◆ Given task
Return only the lines from the top of the data down to the one that holds "import plotly.graph_objects as go", both included, without any pictures.

--- start of Given information ---

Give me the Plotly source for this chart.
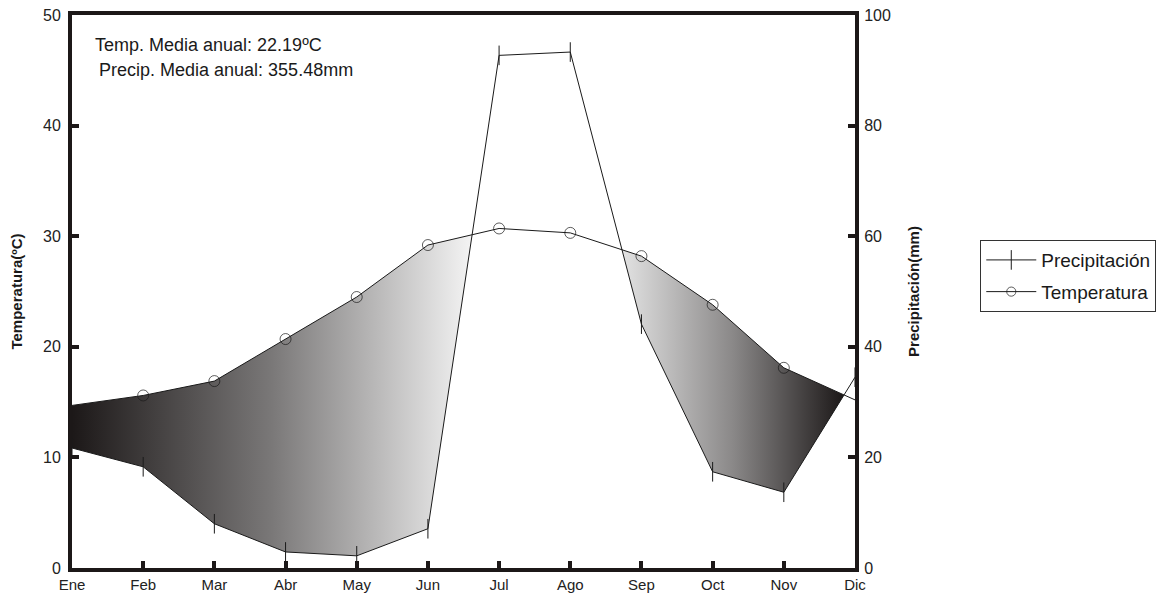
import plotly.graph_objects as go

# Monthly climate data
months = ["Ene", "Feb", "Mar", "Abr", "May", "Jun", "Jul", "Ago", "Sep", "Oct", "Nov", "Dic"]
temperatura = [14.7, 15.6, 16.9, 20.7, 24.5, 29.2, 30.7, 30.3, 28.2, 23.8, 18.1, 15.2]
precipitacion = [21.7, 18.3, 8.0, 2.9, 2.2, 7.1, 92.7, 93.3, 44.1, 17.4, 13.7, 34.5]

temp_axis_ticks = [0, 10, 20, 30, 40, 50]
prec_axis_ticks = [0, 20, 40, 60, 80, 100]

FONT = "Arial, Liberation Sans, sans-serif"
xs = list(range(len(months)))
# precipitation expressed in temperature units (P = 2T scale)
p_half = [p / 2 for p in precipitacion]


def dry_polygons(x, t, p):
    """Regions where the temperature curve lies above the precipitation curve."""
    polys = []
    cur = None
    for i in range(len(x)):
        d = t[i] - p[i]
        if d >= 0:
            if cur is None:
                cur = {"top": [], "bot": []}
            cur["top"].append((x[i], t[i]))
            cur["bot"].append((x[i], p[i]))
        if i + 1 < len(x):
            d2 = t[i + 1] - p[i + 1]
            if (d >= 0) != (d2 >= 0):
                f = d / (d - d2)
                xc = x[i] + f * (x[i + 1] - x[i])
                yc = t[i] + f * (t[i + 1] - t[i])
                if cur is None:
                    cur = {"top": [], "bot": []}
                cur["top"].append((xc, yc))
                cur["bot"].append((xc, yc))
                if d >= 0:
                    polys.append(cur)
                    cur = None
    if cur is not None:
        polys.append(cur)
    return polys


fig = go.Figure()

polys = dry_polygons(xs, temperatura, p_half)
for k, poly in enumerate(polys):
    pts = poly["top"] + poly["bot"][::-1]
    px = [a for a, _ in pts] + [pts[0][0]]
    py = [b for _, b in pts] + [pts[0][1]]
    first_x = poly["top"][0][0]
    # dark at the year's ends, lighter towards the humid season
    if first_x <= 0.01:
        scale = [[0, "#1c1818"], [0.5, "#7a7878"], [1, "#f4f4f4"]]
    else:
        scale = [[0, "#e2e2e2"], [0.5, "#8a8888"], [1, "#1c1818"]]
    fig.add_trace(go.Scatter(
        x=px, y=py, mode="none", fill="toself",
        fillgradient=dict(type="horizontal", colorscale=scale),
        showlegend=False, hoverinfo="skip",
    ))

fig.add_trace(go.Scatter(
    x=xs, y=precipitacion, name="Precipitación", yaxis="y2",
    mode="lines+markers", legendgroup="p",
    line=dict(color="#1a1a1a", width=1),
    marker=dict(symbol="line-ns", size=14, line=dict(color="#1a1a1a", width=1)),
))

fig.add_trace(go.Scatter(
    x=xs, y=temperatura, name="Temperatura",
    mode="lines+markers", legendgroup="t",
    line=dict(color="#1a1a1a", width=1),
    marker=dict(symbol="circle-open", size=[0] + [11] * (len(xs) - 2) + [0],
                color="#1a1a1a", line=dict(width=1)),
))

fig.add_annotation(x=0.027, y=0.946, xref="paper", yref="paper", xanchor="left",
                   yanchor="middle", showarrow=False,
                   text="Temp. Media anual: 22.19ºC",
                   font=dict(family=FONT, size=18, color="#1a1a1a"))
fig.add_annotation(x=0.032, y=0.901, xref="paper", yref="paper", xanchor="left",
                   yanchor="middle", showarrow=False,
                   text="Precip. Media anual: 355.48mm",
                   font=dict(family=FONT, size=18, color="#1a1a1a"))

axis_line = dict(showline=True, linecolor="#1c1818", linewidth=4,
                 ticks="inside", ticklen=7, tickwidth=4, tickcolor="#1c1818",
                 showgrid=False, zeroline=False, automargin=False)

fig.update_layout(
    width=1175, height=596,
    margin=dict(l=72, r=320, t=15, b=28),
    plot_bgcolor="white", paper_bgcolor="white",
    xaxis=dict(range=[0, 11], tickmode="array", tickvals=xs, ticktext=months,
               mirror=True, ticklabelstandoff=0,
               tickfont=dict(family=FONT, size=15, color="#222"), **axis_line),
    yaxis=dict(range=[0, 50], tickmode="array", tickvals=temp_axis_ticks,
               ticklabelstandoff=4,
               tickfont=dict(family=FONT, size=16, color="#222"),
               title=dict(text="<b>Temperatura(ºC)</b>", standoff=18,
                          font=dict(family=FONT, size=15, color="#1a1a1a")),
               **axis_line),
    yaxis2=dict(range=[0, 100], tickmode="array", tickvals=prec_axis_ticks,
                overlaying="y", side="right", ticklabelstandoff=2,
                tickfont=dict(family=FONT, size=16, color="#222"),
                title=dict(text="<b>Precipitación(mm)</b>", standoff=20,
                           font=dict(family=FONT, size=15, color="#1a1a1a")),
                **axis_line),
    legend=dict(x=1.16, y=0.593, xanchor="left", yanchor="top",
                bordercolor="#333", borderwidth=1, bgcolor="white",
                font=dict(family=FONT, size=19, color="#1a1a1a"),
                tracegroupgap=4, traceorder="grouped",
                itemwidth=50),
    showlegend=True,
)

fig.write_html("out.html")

--- end of Given information ---

◆ Finished answer
Give me the Plotly source for this chart.
import plotly.graph_objects as go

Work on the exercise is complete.